OBJECTIVE:
Nothing after the line with "from matplotlib.ticker import" belongs in the copy; extract the lines below from the top through that line, pictures left out.

□ □ □ □

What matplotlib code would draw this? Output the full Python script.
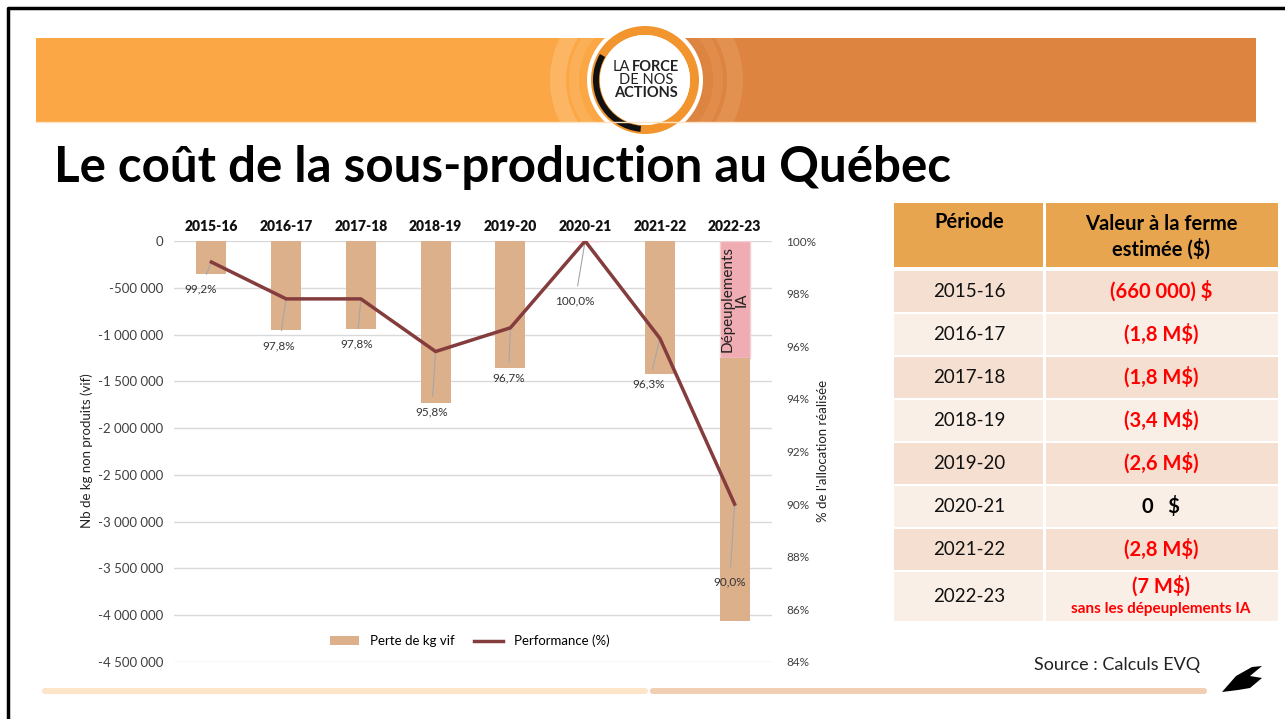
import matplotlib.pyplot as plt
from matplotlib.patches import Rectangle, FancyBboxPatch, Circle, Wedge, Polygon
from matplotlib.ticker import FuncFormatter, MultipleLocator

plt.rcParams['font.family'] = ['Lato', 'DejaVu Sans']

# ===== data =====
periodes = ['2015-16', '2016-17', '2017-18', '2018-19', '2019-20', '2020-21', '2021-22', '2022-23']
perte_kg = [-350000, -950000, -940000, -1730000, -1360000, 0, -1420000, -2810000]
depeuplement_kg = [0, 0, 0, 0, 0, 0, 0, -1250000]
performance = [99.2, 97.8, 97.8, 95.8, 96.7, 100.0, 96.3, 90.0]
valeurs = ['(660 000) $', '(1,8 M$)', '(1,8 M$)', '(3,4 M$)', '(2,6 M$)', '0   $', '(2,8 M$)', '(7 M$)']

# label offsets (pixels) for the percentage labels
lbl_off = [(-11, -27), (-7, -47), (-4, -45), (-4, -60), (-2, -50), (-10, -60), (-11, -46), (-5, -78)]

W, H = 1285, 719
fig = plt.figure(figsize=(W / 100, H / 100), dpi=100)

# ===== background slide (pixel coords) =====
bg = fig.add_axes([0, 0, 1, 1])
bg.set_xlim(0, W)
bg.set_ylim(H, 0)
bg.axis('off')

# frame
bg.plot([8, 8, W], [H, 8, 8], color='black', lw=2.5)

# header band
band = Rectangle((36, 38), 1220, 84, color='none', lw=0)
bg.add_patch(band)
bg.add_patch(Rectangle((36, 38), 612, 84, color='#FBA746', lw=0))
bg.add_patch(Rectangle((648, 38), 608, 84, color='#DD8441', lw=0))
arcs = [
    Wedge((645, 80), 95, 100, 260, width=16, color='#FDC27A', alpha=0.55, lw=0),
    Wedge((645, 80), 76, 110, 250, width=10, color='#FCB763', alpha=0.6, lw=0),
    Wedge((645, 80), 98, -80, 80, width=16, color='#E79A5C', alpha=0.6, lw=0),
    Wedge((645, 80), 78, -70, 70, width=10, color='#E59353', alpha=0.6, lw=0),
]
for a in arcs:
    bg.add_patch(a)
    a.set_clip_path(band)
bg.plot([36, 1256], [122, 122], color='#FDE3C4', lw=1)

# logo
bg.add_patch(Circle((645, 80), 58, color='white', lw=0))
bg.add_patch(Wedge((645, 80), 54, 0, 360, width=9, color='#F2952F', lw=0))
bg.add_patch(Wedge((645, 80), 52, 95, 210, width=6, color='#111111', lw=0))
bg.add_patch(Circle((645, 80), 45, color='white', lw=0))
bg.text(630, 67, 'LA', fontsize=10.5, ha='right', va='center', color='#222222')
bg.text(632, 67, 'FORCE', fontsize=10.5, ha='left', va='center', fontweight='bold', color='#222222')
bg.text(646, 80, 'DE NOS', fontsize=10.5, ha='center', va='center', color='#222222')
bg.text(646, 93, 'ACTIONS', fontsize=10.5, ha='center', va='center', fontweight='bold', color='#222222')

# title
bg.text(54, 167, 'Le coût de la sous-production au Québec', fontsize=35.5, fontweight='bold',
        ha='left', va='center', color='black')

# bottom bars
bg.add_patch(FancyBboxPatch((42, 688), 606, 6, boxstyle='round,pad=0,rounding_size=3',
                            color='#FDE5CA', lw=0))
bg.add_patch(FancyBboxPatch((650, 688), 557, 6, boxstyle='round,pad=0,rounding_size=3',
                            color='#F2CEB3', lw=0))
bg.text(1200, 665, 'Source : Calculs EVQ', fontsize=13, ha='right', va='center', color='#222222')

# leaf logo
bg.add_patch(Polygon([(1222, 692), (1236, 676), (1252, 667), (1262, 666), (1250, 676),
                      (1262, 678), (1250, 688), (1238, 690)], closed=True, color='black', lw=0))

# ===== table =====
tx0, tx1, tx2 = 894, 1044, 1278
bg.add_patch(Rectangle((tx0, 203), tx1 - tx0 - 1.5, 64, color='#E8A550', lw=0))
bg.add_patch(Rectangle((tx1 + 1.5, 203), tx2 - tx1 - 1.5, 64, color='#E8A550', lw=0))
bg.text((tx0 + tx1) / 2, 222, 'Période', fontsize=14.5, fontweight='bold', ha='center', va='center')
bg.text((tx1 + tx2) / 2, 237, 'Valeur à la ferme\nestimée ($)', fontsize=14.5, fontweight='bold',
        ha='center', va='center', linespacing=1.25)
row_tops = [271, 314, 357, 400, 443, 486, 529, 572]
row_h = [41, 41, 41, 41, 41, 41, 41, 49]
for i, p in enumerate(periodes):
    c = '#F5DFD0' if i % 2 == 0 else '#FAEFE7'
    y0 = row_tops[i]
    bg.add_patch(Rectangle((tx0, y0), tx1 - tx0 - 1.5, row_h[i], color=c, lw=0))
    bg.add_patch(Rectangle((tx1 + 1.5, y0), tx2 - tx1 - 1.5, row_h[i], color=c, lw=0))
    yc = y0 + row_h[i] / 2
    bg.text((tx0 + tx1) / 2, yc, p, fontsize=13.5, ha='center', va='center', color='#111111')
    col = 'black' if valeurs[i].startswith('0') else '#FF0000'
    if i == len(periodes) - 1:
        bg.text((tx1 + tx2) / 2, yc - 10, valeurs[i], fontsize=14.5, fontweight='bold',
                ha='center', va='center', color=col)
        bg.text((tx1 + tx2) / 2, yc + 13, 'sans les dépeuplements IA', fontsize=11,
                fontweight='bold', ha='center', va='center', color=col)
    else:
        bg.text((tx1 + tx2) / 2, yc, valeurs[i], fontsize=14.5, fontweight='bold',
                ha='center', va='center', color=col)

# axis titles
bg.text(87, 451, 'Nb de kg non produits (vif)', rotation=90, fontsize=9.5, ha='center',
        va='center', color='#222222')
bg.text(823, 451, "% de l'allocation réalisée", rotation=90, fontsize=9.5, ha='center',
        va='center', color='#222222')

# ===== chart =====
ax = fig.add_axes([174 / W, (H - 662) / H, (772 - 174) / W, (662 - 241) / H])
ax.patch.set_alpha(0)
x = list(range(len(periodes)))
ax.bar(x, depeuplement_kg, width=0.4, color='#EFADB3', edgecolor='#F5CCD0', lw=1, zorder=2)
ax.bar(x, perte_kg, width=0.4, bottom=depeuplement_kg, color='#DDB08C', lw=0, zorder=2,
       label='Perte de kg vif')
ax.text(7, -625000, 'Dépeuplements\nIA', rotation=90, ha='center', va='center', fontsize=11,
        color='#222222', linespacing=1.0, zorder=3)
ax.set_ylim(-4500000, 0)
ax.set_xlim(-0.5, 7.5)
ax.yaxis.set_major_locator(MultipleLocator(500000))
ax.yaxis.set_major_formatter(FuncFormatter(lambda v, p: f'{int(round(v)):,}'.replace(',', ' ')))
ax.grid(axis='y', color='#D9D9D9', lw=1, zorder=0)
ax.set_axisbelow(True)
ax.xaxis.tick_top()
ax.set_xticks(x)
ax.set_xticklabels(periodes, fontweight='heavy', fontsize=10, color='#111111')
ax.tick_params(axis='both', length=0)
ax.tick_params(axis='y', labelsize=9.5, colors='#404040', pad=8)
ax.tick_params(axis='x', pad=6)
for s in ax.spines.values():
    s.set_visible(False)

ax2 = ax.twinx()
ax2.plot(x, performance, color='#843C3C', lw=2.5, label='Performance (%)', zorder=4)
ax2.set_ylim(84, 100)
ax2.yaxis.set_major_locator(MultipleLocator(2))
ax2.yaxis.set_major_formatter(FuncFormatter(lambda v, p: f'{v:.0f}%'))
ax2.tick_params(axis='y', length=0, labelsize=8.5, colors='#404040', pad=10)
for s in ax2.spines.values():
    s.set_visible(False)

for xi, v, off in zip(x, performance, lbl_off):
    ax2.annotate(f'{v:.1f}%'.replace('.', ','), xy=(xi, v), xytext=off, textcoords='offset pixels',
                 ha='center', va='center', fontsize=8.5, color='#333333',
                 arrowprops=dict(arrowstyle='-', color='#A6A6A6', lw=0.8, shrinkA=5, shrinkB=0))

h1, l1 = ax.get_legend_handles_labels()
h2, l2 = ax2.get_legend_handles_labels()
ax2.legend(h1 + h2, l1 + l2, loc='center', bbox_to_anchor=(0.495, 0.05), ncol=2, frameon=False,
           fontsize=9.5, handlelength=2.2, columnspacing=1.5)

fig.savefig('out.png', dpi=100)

□ □ □ □

ANSWER FOR THE TASK:
What matplotlib code would draw this? Output the full Python script.
import matplotlib.pyplot as plt
from matplotlib.patches import Rectangle, FancyBboxPatch, Circle, Wedge, Polygon
from matplotlib.ticker import FuncFormatter, MultipleLocator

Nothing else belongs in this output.